Supporters of U.S. President Donald Trump clash with police officers in front of the U.S. Capitol Building in Washington, U.S. January 6, 2021.

Stephanie Keith | Reuters

The select committee has announced two witnesses who will speak in person at the hearing about their experiences on the day of the Capitol riot.

One of them is U.S. Capitol Police officer Caroline Edwards, who was injured in the riot and suffered a traumatic brain injury. “She was the first law enforcement officer injured by the rioters as they were storming the Capitol grounds,” a committee aide told reporters in a preview of the first hearing.

The other live witness is Nick Quested, a British documentary filmmaker who took footage of the first moments of violence against police officers at the Capitol, the aide said. Quested had been following the far-right group the Proud Boys on the day of the riot.

The live witnesses will recount what they saw and heard from the rioters during the invasion itself, according to the aide.

The committee will also present previously unseen records and tape from prior witness interviews, including senior Trump administration officials, campaign aides and family members of the former Republican president.

“The witnesses will tell the story in large part,” the aide said. “I think you’ll find that the facts will speak for themselves as we lay them out.”

Kevin Breuninger

The scope of the Jan. 6 probe

Rep. Liz Cheney (R-WY), vice-chair of the select committee investigating the January 6 attack on the Capitol, speaks during a business meeting on Capitol Hill on December 13, 2021 in Washington, DC.

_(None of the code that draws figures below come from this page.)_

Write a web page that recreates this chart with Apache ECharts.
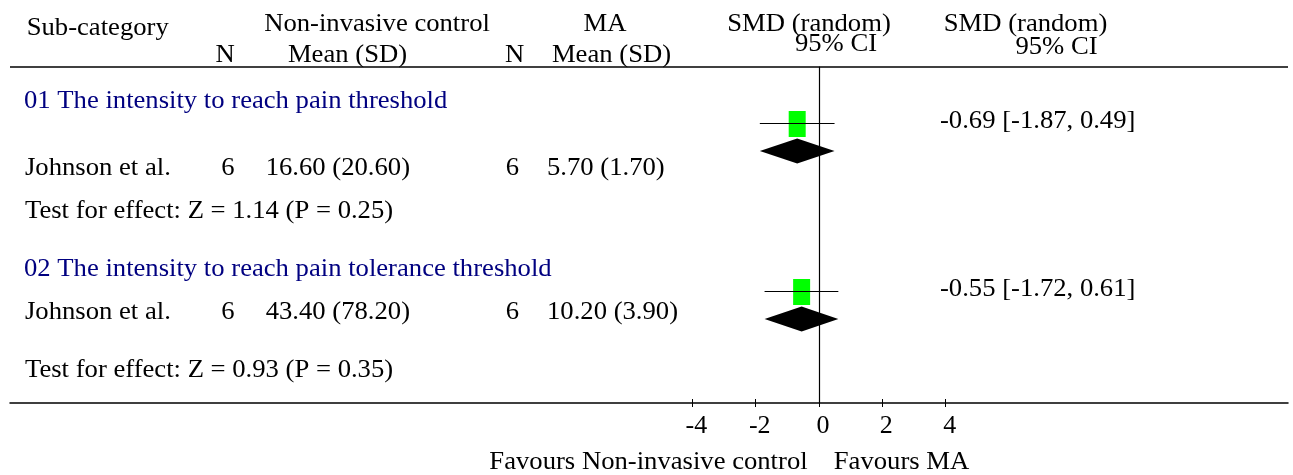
<!DOCTYPE html>
<html>
<head>
<meta charset="utf-8">
<script src="https://cdn.jsdelivr.net/npm/echarts@6/dist/echarts.min.js"></script>
<style>
  html, body { margin: 0; padding: 0; background: #fff; }
  #forest { width: 1293px; height: 475px; }
</style>
</head>
<body>
<div id="forest"></div>
<script>
// data
const subgroups = ['01 The intensity to reach pain threshold', '02 The intensity to reach pain tolerance threshold'];
const studies = ['Johnson et al.', 'Johnson et al.'];
const nControl = [6, 6];
const meanControl = [16.60, 43.40];
const sdControl = [20.60, 78.20];
const nMA = [6, 6];
const meanMA = [5.70, 10.20];
const sdMA = [1.70, 3.90];
const smd = [-0.69, -0.55];
const ciLow = [-1.87, -1.72];
const ciHigh = [0.49, 0.61];
const subtotalSmd = [-0.69, -0.55];
const subtotalLow = [-1.87, -1.72];
const subtotalHigh = [0.49, 0.61];
const testZ = [1.14, 0.93];
const testP = [0.25, 0.35];
const xTicks = [-4, -2, 0, 2, 4];

// layout (rows of the table, in y-axis units; 1 unit = one 28px line)
const studyRow = [2, 8];
const subtotalRow = [3, 9];

const FS = 26;
const FONT = FS + 'px "Liberation Serif", "Times New Roman", serif';

function txt(s, x, base, align, color) {
  return {
    type: 'text', x: x, y: base - 7.5, scaleX: 1.025, silent: true,
    style: { text: s, font: FONT, fill: color || '#000', textAlign: align || 'left', textVerticalAlign: 'middle' }
  };
}
const fmt = (m, sd) => m.toFixed(2) + ' (' + sd.toFixed(2) + ')';

const texts = [
  txt('Sub-category', 26.7, 36),
  txt('Non-invasive control', 377, 32, 'center'),
  txt('N', 225, 63, 'center'),
  txt('Mean (SD)', 347.5, 63, 'center'),
  txt('MA', 605, 32, 'center'),
  txt('N', 514.5, 63, 'center'),
  txt('Mean (SD)', 611.5, 63, 'center'),
  txt('SMD (random)', 809, 32, 'center'),
  txt('95% CI', 836, 52, 'center'),
  txt('SMD (random)', 1025.5, 32, 'center'),
  txt('95% CI', 1056.5, 55, 'center'),
  txt('Favours Non-invasive control', 648.5, 470, 'center'),
  txt('Favours MA', 901.5, 470, 'center')
];
const headBase = [108.5, 277];
const studyBase = [176, 320];
const testBase = [218.5, 378];
const resBase = [128.5, 297];
subgroups.forEach((g, i) => {
  texts.push(txt(g, 24, headBase[i], 'left', '#000080'));
  texts.push(txt(studies[i], 25, studyBase[i]));
  texts.push(txt(String(nControl[i]), 228, studyBase[i], 'center'));
  texts.push(txt(fmt(meanControl[i], sdControl[i]), 410, studyBase[i], 'right'));
  texts.push(txt(String(nMA[i]), 512.5, studyBase[i], 'center'));
  texts.push(txt(fmt(meanMA[i], sdMA[i]), 547, studyBase[i], 'left'));
  texts.push(txt('Test for effect: Z = ' + testZ[i].toFixed(2) + ' (P = ' + testP[i].toFixed(2) + ')', 25, testBase[i]));
  texts.push(txt(smd[i].toFixed(2) + ' [' + ciLow[i].toFixed(2) + ', ' + ciHigh[i].toFixed(2) + ']', 940, resBase[i]));
});

// custom series rows: [estimate, low, high, row, kind(0 study, 1 subtotal)]
const rows = [];
smd.forEach((v, i) => {
  rows.push([v, ciLow[i], ciHigh[i], studyRow[i], 0]);
  rows.push([subtotalSmd[i], subtotalLow[i], subtotalHigh[i], subtotalRow[i], 1]);
});

const chart = echarts.init(document.getElementById('forest'));
const axisCommon = {
  type: 'value', min: -25.55, max: 14.81,
  splitLine: { show: false }
};
chart.setOption({
  animation: false,
  grid: { left: 10, right: 5, top: 67, bottom: 72, outerBoundsMode: 'none' },
  xAxis: [
    Object.assign({}, axisCommon, {
      position: 'bottom',
      axisLine: { onZero: false, lineStyle: { color: '#000', width: 1.5 } },
      axisTick: { customValues: xTicks, inside: false, length: 4, lineStyle: { color: '#000' } },
      axisLabel: {
        customValues: xTicks, color: '#000', fontSize: FS, fontFamily: 'Liberation Serif',
        margin: 10, padding: [0, 0, 0, 8]
      }
    }),
    Object.assign({}, axisCommon, {
      position: 'top', offset: -336,
      axisLine: { show: false, onZero: false },
      axisTick: { customValues: xTicks, inside: false, length: 4, lineStyle: { color: '#000' } },
      axisLabel: { show: false }
    })
  ],
  yAxis: {
    type: 'value', min: 0, max: 12, inverse: true,
    axisLine: { show: true, onZero: true, lineStyle: { color: '#000', width: 1.2 } },
    axisTick: { show: false }, axisLabel: { show: false }, splitLine: { show: false }
  },
  graphic: texts,
  series: [{
    type: 'custom',
    data: rows,
    encode: { x: [0, 1, 2], y: 3 },
    renderItem: function (params, api) {
      const row = api.value(3);
      const c = api.coord([api.value(0), row]);
      const l = api.coord([api.value(1), row]);
      const h = api.coord([api.value(2), row]);
      if (api.value(4) === 0) {
        const y = Math.round(c[1]) + 0.5;
        return {
          type: 'group',
          children: [
            { type: 'rect', shape: { x: c[0] - 8.5, y: c[1] - 12, width: 17, height: 26 }, style: { fill: '#00ff00' } },
            { type: 'line', shape: { x1: l[0], y1: y, x2: h[0], y2: y }, style: { stroke: '#000', lineWidth: 1 } }
          ]
        };
      }
      return {
        type: 'polygon',
        shape: { points: [[l[0], c[1]], [c[0], c[1] - 12.5], [h[0], c[1]], [c[0], c[1] + 12.5]] },
        style: { fill: '#000' }
      };
    },
    markLine: {
      silent: true, symbol: 'none', label: { show: false },
      lineStyle: { color: '#000', width: 1.5, type: 'solid' },
      data: [{ yAxis: 0 }]
    }
  }]
});
</script>
</body>
</html>
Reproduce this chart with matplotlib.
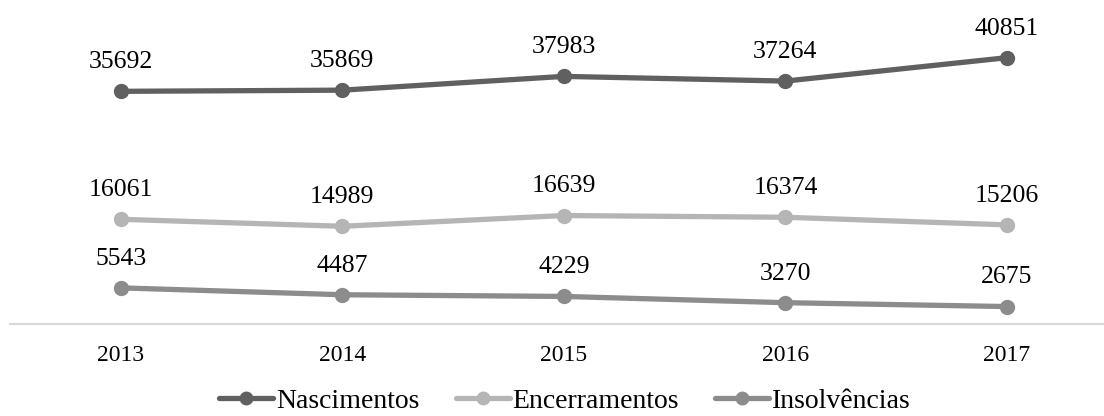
import matplotlib
matplotlib.use("Agg")
import matplotlib.pyplot as plt

# ----- DATA -----
years = ["2013", "2014", "2015", "2016", "2017"]
nascimentos = [35692, 35869, 37983, 37264, 40851]
encerramentos = [16061, 14989, 16639, 16374, 15206]
insolvencias = [5543, 4487, 4229, 3270, 2675]

series = [
    ("Nascimentos", nascimentos, "#606060"),
    ("Encerramentos", encerramentos, "#b5b5b5"),
    ("Insolvências", insolvencias, "#8c8c8c"),
]

plt.rcParams["font.family"] = ["Liberation Serif", "DejaVu Serif"]

fig = plt.figure(figsize=(11.04, 4.16), dpi=100)
ax = fig.add_axes([10 / 1104, 92 / 416, 1 - 10 / 1104, 324 / 416])

x = list(range(len(years)))
for name, values, color in series:
    ax.plot(x, values, color=color, linewidth=3.8, marker="o", markersize=10,
            solid_capstyle="round", label=name)
    # value labels centred above each point
    for xi, v in zip(x, values):
        ax.annotate(str(v), (xi, v), xytext=(0, 21), textcoords="offset points",
                    ha="center", va="center", fontsize=18.5, color="black")

ax.set_xlim(-0.5, (1104 - 121) / 221.5)
ax.set_ylim(0, 49700)
ax.set_xticks(x)
ax.set_xticklabels(years, fontsize=17)
ax.set_yticks([])
ax.tick_params(axis="x", length=0, pad=15)

for side in ["top", "right", "left"]:
    ax.spines[side].set_visible(False)
ax.spines["bottom"].set_color("#d9d9d9")
ax.spines["bottom"].set_linewidth(1.5)
ax.patch.set_alpha(0)

fig.legend(loc="center", bbox_to_anchor=(565 / 1104, 15 / 416), ncol=3, frameon=False,
           fontsize=20, handlelength=1.95, handletextpad=0.1, columnspacing=1.3,
           markerscale=0.9, borderaxespad=0)

fig.savefig("out.png", dpi=100)
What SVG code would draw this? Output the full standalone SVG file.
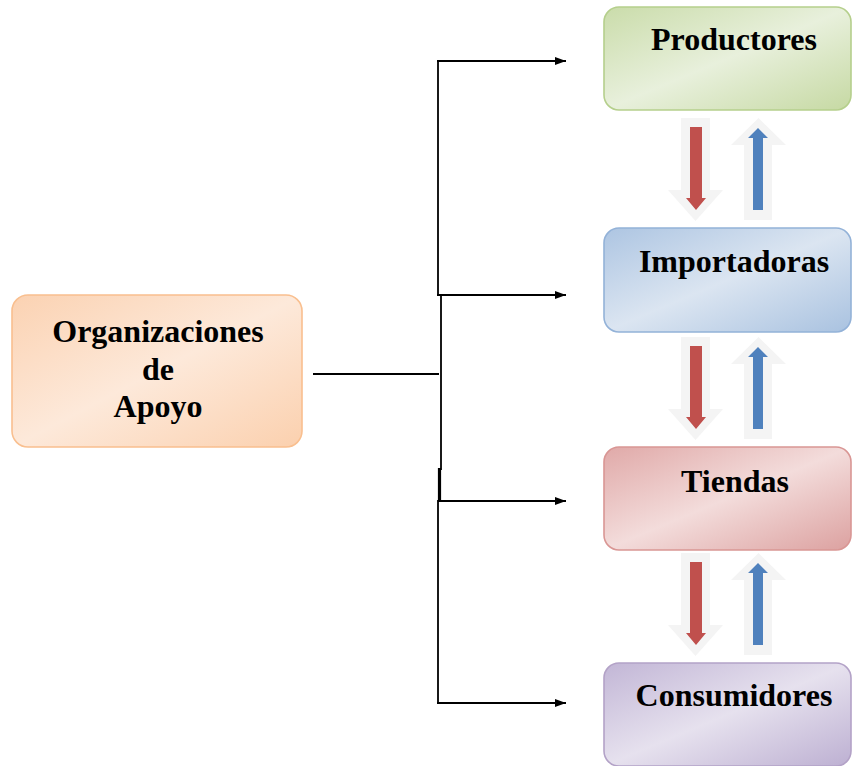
<svg xmlns="http://www.w3.org/2000/svg" width="853" height="766" viewBox="0 0 853 766">
<defs>
<linearGradient id="gGreen" x1="0" y1="0" x2="1" y2="1">
<stop offset="0" stop-color="#cadcaa"/><stop offset="0.5" stop-color="#e8f0dc"/><stop offset="1" stop-color="#c6d9a3"/>
</linearGradient>
<linearGradient id="gBlue" x1="0" y1="0" x2="1" y2="1">
<stop offset="0" stop-color="#adc5e2"/><stop offset="0.5" stop-color="#dbe5f1"/><stop offset="1" stop-color="#a9c2e0"/>
</linearGradient>
<linearGradient id="gRed" x1="0" y1="0" x2="1" y2="1">
<stop offset="0" stop-color="#e0a9a8"/><stop offset="0.5" stop-color="#f3dcdb"/><stop offset="1" stop-color="#dca1a0"/>
</linearGradient>
<linearGradient id="gPurple" x1="0" y1="0" x2="1" y2="1">
<stop offset="0" stop-color="#c2b6d6"/><stop offset="0.5" stop-color="#e6e1ee"/><stop offset="1" stop-color="#bdb0d2"/>
</linearGradient>
<linearGradient id="gOrange" x1="0" y1="0" x2="1" y2="1">
<stop offset="0" stop-color="#fbd2b2"/><stop offset="0.5" stop-color="#fde9da"/><stop offset="1" stop-color="#fbd0ae"/>
</linearGradient>
<marker id="arr" viewBox="0 0 11 8" refX="11" refY="4" markerWidth="11" markerHeight="8" markerUnits="userSpaceOnUse" orient="auto">
<path d="M0,0 L11,4 L0,8 Z" fill="#000"/>
</marker>
<g id="pair">
<path d="M681,0 H710 V72 H723 L695.5,103 L668,72 H681 Z" fill="#f4f4f4"/>
<path d="M690,9 H702 V80 H706 L696,92 L686,80 H690 Z" fill="#c0504d"/>
<path d="M758.5,0 L786,27 H772 V102 H744 V27 H731 Z" fill="#f4f4f4"/>
<path d="M758,10 L768,20 H763 V92 H753 V20 H748 Z" fill="#4f81bd"/>
</g>
</defs>
<style>
.box{stroke-width:1.6}
.lbl{font-family:"Liberation Serif","Times New Roman",serif;font-weight:bold;font-size:32px;fill:#000;text-anchor:middle}
.con{stroke:#000;stroke-width:1.8;fill:none}
</style>
<g id="connectors">
<line class="con" x1="313" y1="374" x2="439" y2="374"/>
<line class="con" x1="438" y1="61" x2="438" y2="296"/>
<line class="con" x1="441" y1="294" x2="441" y2="470"/>
<line class="con" x1="439.5" y1="468" x2="439.5" y2="502" style="stroke-width:3.2"/>
<line class="con" x1="438" y1="500" x2="438" y2="704"/>
<line class="con" x1="437" y1="61" x2="566" y2="61" marker-end="url(#arr)"/>
<line class="con" x1="437" y1="295" x2="566" y2="295" marker-end="url(#arr)"/>
<line class="con" x1="438" y1="501" x2="566" y2="501" marker-end="url(#arr)"/>
<line class="con" x1="437" y1="703" x2="566" y2="703" marker-end="url(#arr)"/>
</g>
<g id="flow-arrows">
<use href="#pair" transform="translate(0,118)"/>
<use href="#pair" transform="translate(0,337)"/>
<use href="#pair" transform="translate(0,553)"/>
</g>
<g id="organizaciones">
<rect class="box" x="12" y="295" width="290" height="152" rx="16" fill="url(#gOrange)" stroke="#f9bf8f"/>
<text class="lbl" x="158" y="342">Organizaciones</text>
<text class="lbl" x="158" y="380">de</text>
<text class="lbl" x="158" y="417">Apoyo</text>
</g>
<g id="productores">
<rect class="box" x="604" y="7" width="247" height="103" rx="15" fill="url(#gGreen)" stroke="#b5cf8c"/>
<text class="lbl" x="734" y="50">Productores</text>
</g>
<g id="importadoras">
<rect class="box" x="604" y="228" width="247" height="104" rx="15" fill="url(#gBlue)" stroke="#93b2d8"/>
<text class="lbl" x="734" y="272">Importadoras</text>
</g>
<g id="tiendas">
<rect class="box" x="604" y="447" width="247" height="103" rx="15" fill="url(#gRed)" stroke="#d99694"/>
<text class="lbl" x="735" y="492">Tiendas</text>
</g>
<g id="consumidores">
<rect class="box" x="604" y="663" width="247" height="103" rx="15" fill="url(#gPurple)" stroke="#b3a2c7"/>
<text class="lbl" x="734" y="706">Consumidores</text>
</g>
</svg>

Anna Moneymaker | Getty Images

The House select committee was formed last summer, after Senate Republicans blocked a vote that would have empowered a team of independent investigators to study the Capitol riot similar to the 9/11 Commission.

Since its work began, the select committee has conducted interviews with more than 1,000 people, an aide for the panel told reporters Wednesday.

The investigators have also obtained more than 140,000 documents, and they are still following up on nearly 500 substantive tips, the aide said.

The aide noted that “the investigation is ongoing,” and “everything remains on the table for what we may see down the road.” The committee is required to produce a final report and issue recommendations based on its findings.